:: What is needed ::
Show all lines from the data that include the word "React".
▬▬▬▬▬▬▬▬▬▬
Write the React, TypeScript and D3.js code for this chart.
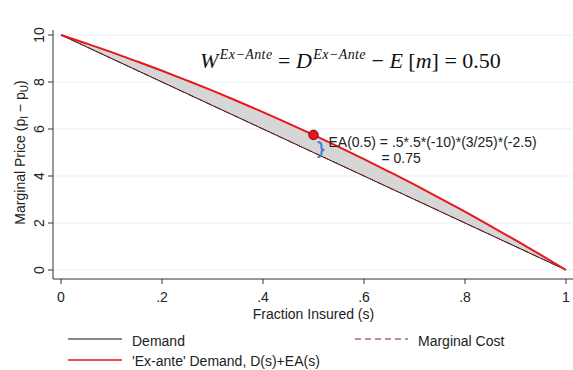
import React from "react";
import * as d3 from "d3";

// fraction insured (s) grid and readings
const sValues = [0, 0.05, 0.1, 0.15, 0.2, 0.25, 0.3, 0.35, 0.4, 0.45, 0.5, 0.55, 0.6, 0.65, 0.7, 0.75, 0.8, 0.85, 0.9, 0.95, 1];
const exAnteDemand = [10, 9.64, 9.27, 8.88, 8.48, 8.06, 7.63, 7.18, 6.72, 6.24, 5.75, 5.24, 4.72, 4.18, 3.63, 3.06, 2.48, 1.88, 1.27, 0.64, 0];
const demand = [10, 9.5, 9, 8.5, 8, 7.5, 7, 6.5, 6, 5.5, 5, 4.5, 4, 3.5, 3, 2.5, 2, 1.5, 1, 0.5, 0];
const marginalCost = [10, 9.5, 9, 8.5, 8, 7.5, 7, 6.5, 6, 5.5, 5, 4.5, 4, 3.5, 3, 2.5, 2, 1.5, 1, 0.5, 0];

const xTicks = [0, 0.2, 0.4, 0.6, 0.8, 1];
const yTicks = [0, 2, 4, 6, 8, 10];

const markPoint = {s: 0.5, value: 5.75};

const W = 573;
const H = 370;
const sans = "'Liberation Sans', Arial, sans-serif";
const serif = "'Liberation Serif', 'Times New Roman', serif";
const fs = 14;

const fmtX = (d: number) => (d === 0 || d === 1 ? String(d) : d3.format(".1f")(d).replace(/^0/, ""));

const App = () => {
  const x = d3.scaleLinear().domain([0, 1]).range([61, 566]);
  const y = d3.scaleLinear().domain([0, 10]).range([270, 35]);

  const rows = sValues.map((s, i) => ({s, d: demand[i], mc: marginalCost[i], ea: exAnteDemand[i]}));

  const area = d3
    .area<any>()
    .x((d) => x(d.s))
    .y0((d) => y(d.d))
    .y1((d) => y(d.ea))
    .curve(d3.curveMonotoneX);
  const lineOf = (key: string) =>
    d3
      .line<any>()
      .x((d) => x(d.s))
      .y((d) => y(d[key]))
      .curve(d3.curveMonotoneX)(rows) as string;

  const axisY = 279;
  const axisX = 53;
  const px = x(markPoint.s);
  const py = y(markPoint.value);

  return (
    <svg width={W} height={H} style={{position: "absolute", left: 0, top: 0, background: "#fff"}}>
      {/* gridlines */}
      {yTicks.map((t) => (
        <line key={"g" + t} x1={axisX} x2={W} y1={y(t)} y2={y(t)} stroke="#e6eff2" strokeWidth={1} />
      ))}

      {/* shaded welfare loss */}
      <path d={area(rows) as string} fill="#d6d6d6" />

      <path d={lineOf("d")} fill="none" stroke="#111" strokeWidth={1} />
      <path d={lineOf("mc")} fill="none" stroke="#8b1a1a" strokeWidth={1} strokeDasharray="6,4" />
      <path d={lineOf("ea")} fill="none" stroke="#e8161b" strokeWidth={2} />

      {/* axes */}
      <line x1={axisX} x2={axisX} y1={30} y2={axisY} stroke="#333" strokeWidth={1} />
      <line x1={axisX} x2={W} y1={axisY} y2={axisY} stroke="#333" strokeWidth={1} />
      {xTicks.map((t) => (
        <g key={"x" + t}>
          <line x1={x(t)} x2={x(t)} y1={axisY} y2={axisY + 5} stroke="#333" />
          <text x={x(t)} y={302} textAnchor="middle" fontFamily={sans} fontSize={fs} fill="#222">
            {fmtX(t)}
          </text>
        </g>
      ))}
      {yTicks.map((t) => (
        <g key={"y" + t}>
          <line x1={axisX - 5} x2={axisX} y1={y(t)} y2={y(t)} stroke="#333" />
          <text
            transform={`translate(44,${y(t)}) rotate(-90)`}
            textAnchor="middle"
            fontFamily={sans}
            fontSize={fs}
            fill="#222"
          >
            {t}
          </text>
        </g>
      ))}

      {/* axis titles */}
      <text x={x(0.5)} y={319} textAnchor="middle" fontFamily={sans} fontSize={fs} fill="#222">
        Fraction Insured (s)
      </text>
      <text transform={`translate(25,${y(5)}) rotate(-90)`} textAnchor="middle" fontFamily={sans} fontSize={fs} fill="#222">
        Marginal Price (p
        <tspan fontSize={10} dy={3}>I</tspan>
        <tspan dy={-3}> − p</tspan>
        <tspan fontSize={10} dy={3}>U</tspan>
        <tspan dy={-3}>)</tspan>
      </text>

      {/* formula */}
      <text x={200} y={68} fontFamily={serif} fontSize={22} fill="#111">
        <tspan fontStyle="italic">W</tspan>
        <tspan fontStyle="italic" fontSize={14} dy={-9} dx={1.5} letterSpacing={0.4}>Ex−Ante</tspan>
        <tspan dy={9}> = </tspan>
        <tspan fontStyle="italic">D</tspan>
        <tspan fontStyle="italic" fontSize={14} dy={-9} dx={1.5} letterSpacing={0.4}>Ex−Ante</tspan>
        <tspan dy={9}> − </tspan>
        <tspan fontStyle="italic">E</tspan>
        <tspan> [</tspan>
        <tspan fontStyle="italic">m</tspan>
        <tspan>] = 0.50</tspan>
      </text>

      {/* annotation */}
      <path
        d={`M${px + 4},${py + 7} Q${px + 8},${py + 7} ${px + 8},${py + 11} L${px + 8},${py + 13} Q${px + 8},${py + 15} ${px + 11},${py + 15} Q${px + 8},${py + 15} ${px + 8},${py + 17} L${px + 8},${py + 19} Q${px + 8},${py + 22} ${px + 4},${py + 22}`}
        fill="none"
        stroke="#3f7fd4"
        strokeWidth={2}
      />
      <circle cx={px} cy={py} r={4.8} fill="#e8161b" stroke="#5a0000" strokeWidth={0.8} />
      <text x={px + 15} y={py + 12} fontFamily={sans} fontSize={fs} fill="#222">
        EA(0.5) = .5*.5*(-10)*(3/25)*(-2.5)
      </text>
      <text x={px + 68} y={py + 28} fontFamily={sans} fontSize={fs} fill="#222">
        = 0.75
      </text>

      {/* legend */}
      <line x1={68} x2={122} y1={339} y2={339} stroke="#111" strokeWidth={1} />
      <text x={132} y={346} fontFamily={sans} fontSize={fs} fill="#222">Demand</text>
      <line x1={355} x2={408} y1={339} y2={339} stroke="#8b1a1a" strokeWidth={1} strokeDasharray="6,4" />
      <text x={418} y={346} fontFamily={sans} fontSize={fs} fill="#222">Marginal Cost</text>
      <line x1={68} x2={122} y1={360} y2={360} stroke="#e8161b" strokeWidth={1.5} />
      <text x={132} y={366} fontFamily={sans} fontSize={fs} fill="#222">'Ex-ante' Demand, D(s)+EA(s)</text>
    </svg>
  );
};

export default App;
▬▬▬▬▬▬▬▬▬▬
:: Answer in full ::
Write the React, TypeScript and D3.js code for this chart.
import React from "react";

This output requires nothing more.